# Request
Do not copy the pictures; transcribe all other material exactly.
-- Begin --
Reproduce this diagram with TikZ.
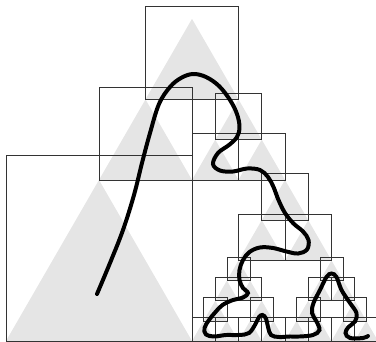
\documentclass[tikz,border=0pt]{standalone}
\usepackage{tikz}
\definecolor{trigray}{HTML}{E5E5E5}
\definecolor{boxgray}{HTML}{333333}

\begin{document}
\begin{tikzpicture}[scale=0.82]
\useasboundingbox (-0.258,0) rectangle (15.914,14.667);
\clip (-0.258,0) rectangle (15.914,14.667);
\fill[trigray] (0,0) -- (8,0) -- (4,6.928) -- cycle;
\fill[trigray] (4,6.928) -- (8,6.928) -- (6,10.392) -- cycle;
\fill[trigray] (6,10.392) -- (10,10.392) -- (8,13.856) -- cycle;
\fill[trigray] (8,6.928) -- (10,6.928) -- (9,8.660) -- cycle;
\fill[trigray] (10,6.928) -- (12,6.928) -- (11,8.660) -- cycle;
\fill[trigray] (9,8.660) -- (11,8.660) -- (10,10.392) -- cycle;
\fill[trigray] (10,3.464) -- (12,3.464) -- (11,5.196) -- cycle;
\fill[trigray] (12,3.464) -- (14,3.464) -- (13,5.196) -- cycle;
\fill[trigray] (11,5.196) -- (13,5.196) -- (12,6.928) -- cycle;
\fill[trigray] (9.5,2.598) -- (10.5,2.598) -- (10,3.464) -- cycle;
\fill[trigray] (9,1.732) -- (10,1.732) -- (9.5,2.598) -- cycle;
\fill[trigray] (10,1.732) -- (11,1.732) -- (10.5,2.598) -- cycle;
\fill[trigray] (8.5,0.866) -- (9.5,0.866) -- (9,1.732) -- cycle;
\fill[trigray] (8,0) -- (9,0) -- (8.5,0.866) -- cycle;
\fill[trigray] (9,0) -- (10,0) -- (9.5,0.866) -- cycle;
\fill[trigray] (10.5,0.866) -- (11.5,0.866) -- (11,1.732) -- cycle;
\fill[trigray] (10,0) -- (11,0) -- (10.5,0.866) -- cycle;
\fill[trigray] (11,0) -- (12,0) -- (11.5,0.866) -- cycle;
\fill[trigray] (13.5,2.598) -- (14.5,2.598) -- (14,3.464) -- cycle;
\fill[trigray] (13,1.732) -- (14,1.732) -- (13.5,2.598) -- cycle;
\fill[trigray] (14,1.732) -- (15,1.732) -- (14.5,2.598) -- cycle;
\fill[trigray] (12.5,0.866) -- (13.5,0.866) -- (13,1.732) -- cycle;
\fill[trigray] (12,0) -- (13,0) -- (12.5,0.866) -- cycle;
\fill[trigray] (13,0) -- (14,0) -- (13.5,0.866) -- cycle;
\fill[trigray] (14.5,0.866) -- (15.5,0.866) -- (15,1.732) -- cycle;
\fill[trigray] (14,0) -- (15,0) -- (14.5,0.866) -- cycle;
\fill[trigray] (15,0) -- (16,0) -- (15.5,0.866) -- cycle;
\draw[boxgray, line width=0.8pt] (0,0) rectangle (8,8);
\draw[boxgray, line width=0.8pt] (4,6.928) rectangle (8,10.928);
\draw[boxgray, line width=0.8pt] (6,10.392) rectangle (10,14.392);
\draw[boxgray, line width=0.8pt] (8,6.928) rectangle (10,8.928);
\draw[boxgray, line width=0.8pt] (10,6.928) rectangle (12,8.928);
\draw[boxgray, line width=0.8pt] (9,8.660) rectangle (11,10.660);
\draw[boxgray, line width=0.8pt] (10,3.464) rectangle (12,5.464);
\draw[boxgray, line width=0.8pt] (12,3.464) rectangle (14,5.464);
\draw[boxgray, line width=0.8pt] (11,5.196) rectangle (13,7.196);
\draw[boxgray, line width=0.6pt] (9.5,2.598) rectangle (10.5,3.598);
\draw[boxgray, line width=0.6pt] (9,1.732) rectangle (10,2.732);
\draw[boxgray, line width=0.6pt] (10,1.732) rectangle (11,2.732);
\draw[boxgray, line width=0.6pt] (8.5,0.866) rectangle (9.5,1.866);
\draw[boxgray, line width=0.6pt] (8,0) rectangle (9,1);
\draw[boxgray, line width=0.6pt] (9,0) rectangle (10,1);
\draw[boxgray, line width=0.6pt] (10.5,0.866) rectangle (11.5,1.866);
\draw[boxgray, line width=0.6pt] (10,0) rectangle (11,1);
\draw[boxgray, line width=0.6pt] (11,0) rectangle (12,1);
\draw[boxgray, line width=0.6pt] (13.5,2.598) rectangle (14.5,3.598);
\draw[boxgray, line width=0.6pt] (13,1.732) rectangle (14,2.732);
\draw[boxgray, line width=0.6pt] (14,1.732) rectangle (15,2.732);
\draw[boxgray, line width=0.6pt] (12.5,0.866) rectangle (13.5,1.866);
\draw[boxgray, line width=0.6pt] (12,0) rectangle (13,1);
\draw[boxgray, line width=0.6pt] (13,0) rectangle (14,1);
\draw[boxgray, line width=0.6pt] (14.5,0.866) rectangle (15.5,1.866);
\draw[boxgray, line width=0.6pt] (14,0) rectangle (15,1);
\draw[boxgray, line width=0.6pt] (15,0) rectangle (16,1);
\draw[line width=4pt, line cap=round] plot[smooth, tension=0.6] coordinates {
  (3.914,2.022) (4.473,3.355) (5.032,4.774) (5.505,6.280) (5.849,7.656)
  (6.194,8.946) (6.581,10.194) (7.054,10.925) (7.527,11.312) (8.043,11.484)
  (8.602,11.355) (9.161,10.968) (9.634,10.366) (9.935,9.763) (10.043,9.204)
  (9.935,8.774) (9.591,8.430) (9.118,8.086) (8.903,7.613) (9.204,7.333)
  (9.763,7.290) (10.366,7.419) (10.925,7.355) (11.269,7.054) (11.505,6.624)
  (11.720,6.065) (12.000,5.505) (12.366,5.054) (12.774,4.710) (13.011,4.344)
  (12.946,3.935) (12.559,3.763) (12.065,3.849) (11.484,4.000) (10.925,4.022)
  (10.473,3.828) (10.194,3.484) (10.043,3.054) (10.043,2.624) (10.194,2.280)
  (10.409,2.065) (10.194,1.871) (9.763,1.763) (9.312,1.548) (9.011,1.247)
  (8.731,0.903) (8.538,0.559) (8.602,0.280) (8.946,0.194) (9.462,0.258)
  (10.022,0.258) (10.452,0.344) (10.731,0.731) (10.882,1.032) (11.032,1.118)
  (11.183,0.968) (11.269,0.602) (11.398,0.258) (11.742,0.172) (12.215,0.194)
  (12.645,0.194) (13.204,0.258) (13.484,0.473) (13.355,0.839) (13.161,1.204)
  (13.226,1.634) (13.505,2.194) (13.785,2.753) (14.000,2.903) (14.215,2.753)
  (14.430,2.194) (14.796,1.634) (15.075,1.204) (15.011,0.839) (14.731,0.602)
  (14.602,0.344) (14.796,0.129) (15.355,0.129) (15.570,0.215)};
\end{tikzpicture}
\end{document}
-- End --
# Correct result
Reproduce this diagram with TikZ.
\documentclass[tikz,border=0pt]{standalone}
\usepackage{tikz}
\definecolor{trigray}{HTML}{E5E5E5}
\definecolor{boxgray}{HTML}{333333}

\begin{document}
\begin{tikzpicture}[scale=0.82]
\useasboundingbox (-0.258,0) rectangle (15.914,14.667);
\clip (-0.258,0) rectangle (15.914,14.667);
\fill[trigray] (0,0) -- (8,0) -- (4,6.928) -- cycle;
\fill[trigray] (4,6.928) -- (8,6.928) -- (6,10.392) -- cycle;
\fill[trigray] (6,10.392) -- (10,10.392) -- (8,13.856) -- cycle;
\fill[trigray] (8,6.928) -- (10,6.928) -- (9,8.660) -- cycle;
\fill[trigray] (10,6.928) -- (12,6.928) -- (11,8.660) -- cycle;
\fill[trigray] (9,8.660) -- (11,8.660) -- (10,10.392) -- cycle;
\fill[trigray] (10,3.464) -- (12,3.464) -- (11,5.196) -- cycle;
\fill[trigray] (12,3.464) -- (14,3.464) -- (13,5.196) -- cycle;
\fill[trigray] (11,5.196) -- (13,5.196) -- (12,6.928) -- cycle;
\fill[trigray] (9.5,2.598) -- (10.5,2.598) -- (10,3.464) -- cycle;
\fill[trigray] (9,1.732) -- (10,1.732) -- (9.5,2.598) -- cycle;
\fill[trigray] (10,1.732) -- (11,1.732) -- (10.5,2.598) -- cycle;
\fill[trigray] (8.5,0.866) -- (9.5,0.866) -- (9,1.732) -- cycle;
\fill[trigray] (8,0) -- (9,0) -- (8.5,0.866) -- cycle;
\fill[trigray] (9,0) -- (10,0) -- (9.5,0.866) -- cycle;
\fill[trigray] (10.5,0.866) -- (11.5,0.866) -- (11,1.732) -- cycle;
\fill[trigray] (10,0) -- (11,0) -- (10.5,0.866) -- cycle;
\fill[trigray] (11,0) -- (12,0) -- (11.5,0.866) -- cycle;
\fill[trigray] (13.5,2.598) -- (14.5,2.598) -- (14,3.464) -- cycle;
\fill[trigray] (13,1.732) -- (14,1.732) -- (13.5,2.598) -- cycle;
\fill[trigray] (14,1.732) -- (15,1.732) -- (14.5,2.598) -- cycle;
\fill[trigray] (12.5,0.866) -- (13.5,0.866) -- (13,1.732) -- cycle;
\fill[trigray] (12,0) -- (13,0) -- (12.5,0.866) -- cycle;
\fill[trigray] (13,0) -- (14,0) -- (13.5,0.866) -- cycle;
\fill[trigray] (14.5,0.866) -- (15.5,0.866) -- (15,1.732) -- cycle;
\fill[trigray] (14,0) -- (15,0) -- (14.5,0.866) -- cycle;
\fill[trigray] (15,0) -- (16,0) -- (15.5,0.866) -- cycle;
\draw[boxgray, line width=0.8pt] (0,0) rectangle (8,8);
\draw[boxgray, line width=0.8pt] (4,6.928) rectangle (8,10.928);
\draw[boxgray, line width=0.8pt] (6,10.392) rectangle (10,14.392);
\draw[boxgray, line width=0.8pt] (8,6.928) rectangle (10,8.928);
\draw[boxgray, line width=0.8pt] (10,6.928) rectangle (12,8.928);
\draw[boxgray, line width=0.8pt] (9,8.660) rectangle (11,10.660);
\draw[boxgray, line width=0.8pt] (10,3.464) rectangle (12,5.464);
\draw[boxgray, line width=0.8pt] (12,3.464) rectangle (14,5.464);
\draw[boxgray, line width=0.8pt] (11,5.196) rectangle (13,7.196);
\draw[boxgray, line width=0.6pt] (9.5,2.598) rectangle (10.5,3.598);
\draw[boxgray, line width=0.6pt] (9,1.732) rectangle (10,2.732);
\draw[boxgray, line width=0.6pt] (10,1.732) rectangle (11,2.732);
\draw[boxgray, line width=0.6pt] (8.5,0.866) rectangle (9.5,1.866);
\draw[boxgray, line width=0.6pt] (8,0) rectangle (9,1);
\draw[boxgray, line width=0.6pt] (9,0) rectangle (10,1);
\draw[boxgray, line width=0.6pt] (10.5,0.866) rectangle (11.5,1.866);
\draw[boxgray, line width=0.6pt] (10,0) rectangle (11,1);
\draw[boxgray, line width=0.6pt] (11,0) rectangle (12,1);
\draw[boxgray, line width=0.6pt] (13.5,2.598) rectangle (14.5,3.598);
\draw[boxgray, line width=0.6pt] (13,1.732) rectangle (14,2.732);
\draw[boxgray, line width=0.6pt] (14,1.732) rectangle (15,2.732);
\draw[boxgray, line width=0.6pt] (12.5,0.866) rectangle (13.5,1.866);
\draw[boxgray, line width=0.6pt] (12,0) rectangle (13,1);
\draw[boxgray, line width=0.6pt] (13,0) rectangle (14,1);
\draw[boxgray, line width=0.6pt] (14.5,0.866) rectangle (15.5,1.866);
\draw[boxgray, line width=0.6pt] (14,0) rectangle (15,1);
\draw[boxgray, line width=0.6pt] (15,0) rectangle (16,1);
\draw[line width=4pt, line cap=round] plot[smooth, tension=0.6] coordinates {
  (3.914,2.022) (4.473,3.355) (5.032,4.774) (5.505,6.280) (5.849,7.656)
  (6.194,8.946) (6.581,10.194) (7.054,10.925) (7.527,11.312) (8.043,11.484)
  (8.602,11.355) (9.161,10.968) (9.634,10.366) (9.935,9.763) (10.043,9.204)
  (9.935,8.774) (9.591,8.430) (9.118,8.086) (8.903,7.613) (9.204,7.333)
  (9.763,7.290) (10.366,7.419) (10.925,7.355) (11.269,7.054) (11.505,6.624)
  (11.720,6.065) (12.000,5.505) (12.366,5.054) (12.774,4.710) (13.011,4.344)
  (12.946,3.935) (12.559,3.763) (12.065,3.849) (11.484,4.000) (10.925,4.022)
  (10.473,3.828) (10.194,3.484) (10.043,3.054) (10.043,2.624) (10.194,2.280)
  (10.409,2.065) (10.194,1.871) (9.763,1.763) (9.312,1.548) (9.011,1.247)
  (8.731,0.903) (8.538,0.559) (8.602,0.280) (8.946,0.194) (9.462,0.258)
  (10.022,0.258) (10.452,0.344) (10.731,0.731) (10.882,1.032) (11.032,1.118)
  (11.183,0.968) (11.269,0.602) (11.398,0.258) (11.742,0.172) (12.215,0.194)
  (12.645,0.194) (13.204,0.258) (13.484,0.473) (13.355,0.839) (13.161,1.204)
  (13.226,1.634) (13.505,2.194) (13.785,2.753) (14.000,2.903) (14.215,2.753)
  (14.430,2.194) (14.796,1.634) (15.075,1.204) (15.011,0.839) (14.731,0.602)
  (14.602,0.344) (14.796,0.129) (15.355,0.129) (15.570,0.215)};
\end{tikzpicture}
\end{document}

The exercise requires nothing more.